Written exercise |
Word for word, give the material below again, minus any images.

Data segment |
★ ★ ★ ★ ★

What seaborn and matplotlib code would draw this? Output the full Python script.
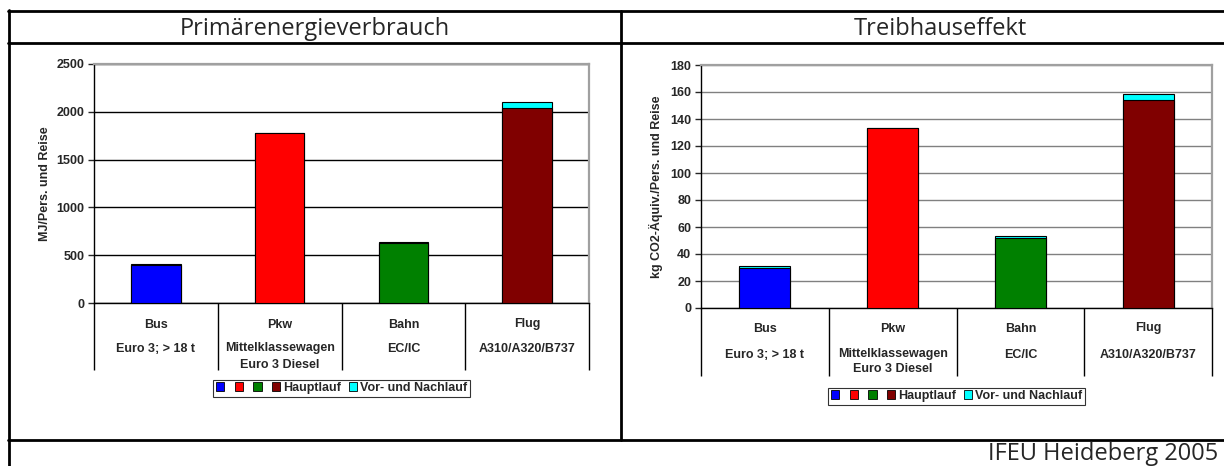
import matplotlib
matplotlib.use("Agg")
import matplotlib.pyplot as plt
import seaborn as sns
import pandas as pd
from matplotlib.patches import Patch
from matplotlib.lines import Line2D
from matplotlib.transforms import blended_transform_factory

# data
modes = ["Bus", "Pkw", "Bahn", "Flug"]
subtitles = ["Euro 3; > 18 t", "Mittelklassewagen\nEuro 3 Diesel", "EC/IC", "A310/A320/B737"]
colors = ["#0000ff", "#ff0000", "#008000", "#800000"]
vor_color = "#00ffff"

energie_haupt = [400, 1780, 625, 2040]
energie_vor = [12, 0, 18, 65]
thg_haupt = [30, 133.5, 52, 154]
thg_vor = [1, 0, 1.5, 4.5]

legend_labels = ["", "", "", "Hauptlauf", "Vor- und Nachlauf"]

sns.set_style("white")
plt.rcParams["font.family"] = ["Liberation Sans", "DejaVu Sans"]

fig = plt.figure(figsize=(12.24, 4.66), dpi=100)
W, H = 1224, 466


def px_axes(x0, y0, x1, y1):
    return fig.add_axes([x0 / W, 1 - y1 / H, (x1 - x0) / W, (y1 - y0) / H])


def draw_panel(ax, haupt, vor, ymax, ystep, ylabel, gridcolor, sep_len,
               label_offsets, legend_y, ylabel_x):
    df = pd.DataFrame({"mode": modes, "haupt": haupt,
                       "total": [h + v for h, v in zip(haupt, vor)]})
    # total height drawn in cyan, main part on top of it
    sns.barplot(data=df, x="mode", y="total", color=vor_color, width=0.4,
                saturation=1, edgecolor="black", linewidth=0.8, ax=ax, zorder=3)
    sns.barplot(data=df, x="mode", y="haupt", hue="mode", palette=colors,
                width=0.4, saturation=1, edgecolor="black", linewidth=0.8,
                legend=False, ax=ax, zorder=3)
    ax.set_ylim(0, ymax)
    ax.set_xlim(-0.5, 3.5)
    ax.set_yticks(range(0, ymax + 1, ystep))
    ax.yaxis.grid(True, color=gridcolor, linewidth=1.0)
    ax.set_axisbelow(True)
    ax.tick_params(axis="y", which="major", length=4, direction="out",
                   left=True, labelsize=9, width=1, pad=3)
    for lab in ax.get_yticklabels():
        lab.set_fontweight("bold")
    ax.set_ylabel(ylabel, fontsize=9, fontweight="bold")
    ax.yaxis.set_label_coords(ylabel_x, 0.5)
    ax.set_xlabel("")
    ax.set_xticks([0, 1, 2, 3])
    ax.set_xticklabels([])
    ax.tick_params(axis="x", which="major", length=0)
    # category separators
    ax.set_xticks([-0.5, 0.5, 1.5, 2.5, 3.5], minor=True)
    ax.tick_params(axis="x", which="minor", length=sep_len, width=1,
                   direction="out", bottom=True, color="black")
    for s in ["left", "bottom"]:
        ax.spines[s].set_color("black")
        ax.spines[s].set_linewidth(1)
    for s in ["top", "right"]:
        ax.spines[s].set_color("#a0a0a0")
        ax.spines[s].set_linewidth(1.6)
    trans = blended_transform_factory(ax.transData, ax.transAxes)
    off_main, off_sub, step = label_offsets
    for i, (m, sub) in enumerate(zip(modes, subtitles)):
        ax.annotate(m, (i, 0), xycoords=trans, xytext=(0, off_main),
                    textcoords="offset pixels", ha="center", va="baseline",
                    fontsize=9, fontweight="bold")
        for k, line in enumerate(sub.split("\n")):
            ax.annotate(line, (i, 0), xycoords=trans,
                        xytext=(0, off_sub - k * step),
                        textcoords="offset pixels", ha="center",
                        va="baseline", fontsize=9, fontweight="bold")
    handles = [Patch(facecolor=c, edgecolor="black", linewidth=0.6) for c in colors]
    handles.append(Patch(facecolor=vor_color, edgecolor="black", linewidth=0.6))
    leg = ax.legend(handles, legend_labels, loc="center", ncol=5,
                    bbox_to_anchor=(0.5, legend_y),
                    prop={"weight": "bold", "size": 9},
                    handlelength=0.65, handleheight=0.65, handletextpad=0.25,
                    columnspacing=0.6, borderpad=0.2, borderaxespad=0,
                    frameon=True, fancybox=False, edgecolor="black")
    leg.get_frame().set_linewidth(0.8)


ax1 = px_axes(94, 64, 589, 303)
draw_panel(ax1, energie_haupt, energie_vor, 2500, 500,
           "MJ/Pers. und Reise", "black", 48, (-24.5, -48.5, 16),
           1 - (388 - 64) / (303 - 64), (51 - 94) / 495)

ax2 = px_axes(701, 65, 1212, 308)
draw_panel(ax2, thg_haupt, thg_vor, 180, 20,
           "kg CO2-Äquiv./Pers. und Reise", "#808080", 49, (-23.5, -49.5, 15),
           1 - (396 - 65) / (308 - 65), (663 - 701) / 511)


# outer table frame
def hline(y, x0, x1):
    fig.add_artist(Line2D([x0 / W, x1 / W], [1 - y / H, 1 - y / H],
                          color="black", linewidth=2.0))


def vline(x, y0, y1):
    fig.add_artist(Line2D([x / W, x / W], [1 - y0 / H, 1 - y1 / H],
                          color="black", linewidth=2.0))


hline(11, 8, W)
hline(43, 8, W)
hline(440, 8, W)
vline(9, 10, H)
vline(621, 11, 440)

title_font = ["Open Sans", "DejaVu Sans"]
fig.text(315 / W, 1 - 35 / H, "Primärenergieverbrauch", ha="center",
         va="baseline", fontsize=17, family=title_font)
fig.text(940 / W, 1 - 35 / H, "Treibhauseffekt", ha="center",
         va="baseline", fontsize=17, family=title_font)
fig.text(1218 / W, 1 - 460 / H, "IFEU Heideberg 2005", ha="right",
         va="baseline", fontsize=17, family=title_font)

fig.savefig("out.png", dpi=100)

★ ★ ★ ★ ★

Task solution |
What seaborn and matplotlib code would draw this? Output the full Python script.
import matplotlib
matplotlib.use("Agg")
import matplotlib.pyplot as plt
import seaborn as sns
import pandas as pd
from matplotlib.patches import Patch
from matplotlib.lines import Line2D
from matplotlib.transforms import blended_transform_factory

# data
modes = ["Bus", "Pkw", "Bahn", "Flug"]
subtitles = ["Euro 3; > 18 t", "Mittelklassewagen\nEuro 3 Diesel", "EC/IC", "A310/A320/B737"]
colors = ["#0000ff", "#ff0000", "#008000", "#800000"]
vor_color = "#00ffff"

energie_haupt = [400, 1780, 625, 2040]
energie_vor = [12, 0, 18, 65]
thg_haupt = [30, 133.5, 52, 154]
thg_vor = [1, 0, 1.5, 4.5]

legend_labels = ["", "", "", "Hauptlauf", "Vor- und Nachlauf"]

sns.set_style("white")
plt.rcParams["font.family"] = ["Liberation Sans", "DejaVu Sans"]

fig = plt.figure(figsize=(12.24, 4.66), dpi=100)
W, H = 1224, 466


def px_axes(x0, y0, x1, y1):
    return fig.add_axes([x0 / W, 1 - y1 / H, (x1 - x0) / W, (y1 - y0) / H])


def draw_panel(ax, haupt, vor, ymax, ystep, ylabel, gridcolor, sep_len,
               label_offsets, legend_y, ylabel_x):
    df = pd.DataFrame({"mode": modes, "haupt": haupt,
                       "total": [h + v for h, v in zip(haupt, vor)]})
    # total height drawn in cyan, main part on top of it
    sns.barplot(data=df, x="mode", y="total", color=vor_color, width=0.4,
                saturation=1, edgecolor="black", linewidth=0.8, ax=ax, zorder=3)
    sns.barplot(data=df, x="mode", y="haupt", hue="mode", palette=colors,
                width=0.4, saturation=1, edgecolor="black", linewidth=0.8,
                legend=False, ax=ax, zorder=3)
    ax.set_ylim(0, ymax)
    ax.set_xlim(-0.5, 3.5)
    ax.set_yticks(range(0, ymax + 1, ystep))
    ax.yaxis.grid(True, color=gridcolor, linewidth=1.0)
    ax.set_axisbelow(True)
    ax.tick_params(axis="y", which="major", length=4, direction="out",
                   left=True, labelsize=9, width=1, pad=3)
    for lab in ax.get_yticklabels():
        lab.set_fontweight("bold")
    ax.set_ylabel(ylabel, fontsize=9, fontweight="bold")
    ax.yaxis.set_label_coords(ylabel_x, 0.5)
    ax.set_xlabel("")
    ax.set_xticks([0, 1, 2, 3])
    ax.set_xticklabels([])
    ax.tick_params(axis="x", which="major", length=0)
    # category separators
    ax.set_xticks([-0.5, 0.5, 1.5, 2.5, 3.5], minor=True)
    ax.tick_params(axis="x", which="minor", length=sep_len, width=1,
                   direction="out", bottom=True, color="black")
    for s in ["left", "bottom"]:
        ax.spines[s].set_color("black")
        ax.spines[s].set_linewidth(1)
    for s in ["top", "right"]:
        ax.spines[s].set_color("#a0a0a0")
        ax.spines[s].set_linewidth(1.6)
    trans = blended_transform_factory(ax.transData, ax.transAxes)
    off_main, off_sub, step = label_offsets
    for i, (m, sub) in enumerate(zip(modes, subtitles)):
        ax.annotate(m, (i, 0), xycoords=trans, xytext=(0, off_main),
                    textcoords="offset pixels", ha="center", va="baseline",
                    fontsize=9, fontweight="bold")
        for k, line in enumerate(sub.split("\n")):
            ax.annotate(line, (i, 0), xycoords=trans,
                        xytext=(0, off_sub - k * step),
                        textcoords="offset pixels", ha="center",
                        va="baseline", fontsize=9, fontweight="bold")
    handles = [Patch(facecolor=c, edgecolor="black", linewidth=0.6) for c in colors]
    handles.append(Patch(facecolor=vor_color, edgecolor="black", linewidth=0.6))
    leg = ax.legend(handles, legend_labels, loc="center", ncol=5,
                    bbox_to_anchor=(0.5, legend_y),
                    prop={"weight": "bold", "size": 9},
                    handlelength=0.65, handleheight=0.65, handletextpad=0.25,
                    columnspacing=0.6, borderpad=0.2, borderaxespad=0,
                    frameon=True, fancybox=False, edgecolor="black")
    leg.get_frame().set_linewidth(0.8)


ax1 = px_axes(94, 64, 589, 303)
draw_panel(ax1, energie_haupt, energie_vor, 2500, 500,
           "MJ/Pers. und Reise", "black", 48, (-24.5, -48.5, 16),
           1 - (388 - 64) / (303 - 64), (51 - 94) / 495)

ax2 = px_axes(701, 65, 1212, 308)
draw_panel(ax2, thg_haupt, thg_vor, 180, 20,
           "kg CO2-Äquiv./Pers. und Reise", "#808080", 49, (-23.5, -49.5, 15),
           1 - (396 - 65) / (308 - 65), (663 - 701) / 511)


# outer table frame
def hline(y, x0, x1):
    fig.add_artist(Line2D([x0 / W, x1 / W], [1 - y / H, 1 - y / H],
                          color="black", linewidth=2.0))


def vline(x, y0, y1):
    fig.add_artist(Line2D([x / W, x / W], [1 - y0 / H, 1 - y1 / H],
                          color="black", linewidth=2.0))


hline(11, 8, W)
hline(43, 8, W)
hline(440, 8, W)
vline(9, 10, H)
vline(621, 11, 440)

title_font = ["Open Sans", "DejaVu Sans"]
fig.text(315 / W, 1 - 35 / H, "Primärenergieverbrauch", ha="center",
         va="baseline", fontsize=17, family=title_font)
fig.text(940 / W, 1 - 35 / H, "Treibhauseffekt", ha="center",
         va="baseline", fontsize=17, family=title_font)
fig.text(1218 / W, 1 - 460 / H, "IFEU Heideberg 2005", ha="right",
         va="baseline", fontsize=17, family=title_font)

fig.savefig("out.png", dpi=100)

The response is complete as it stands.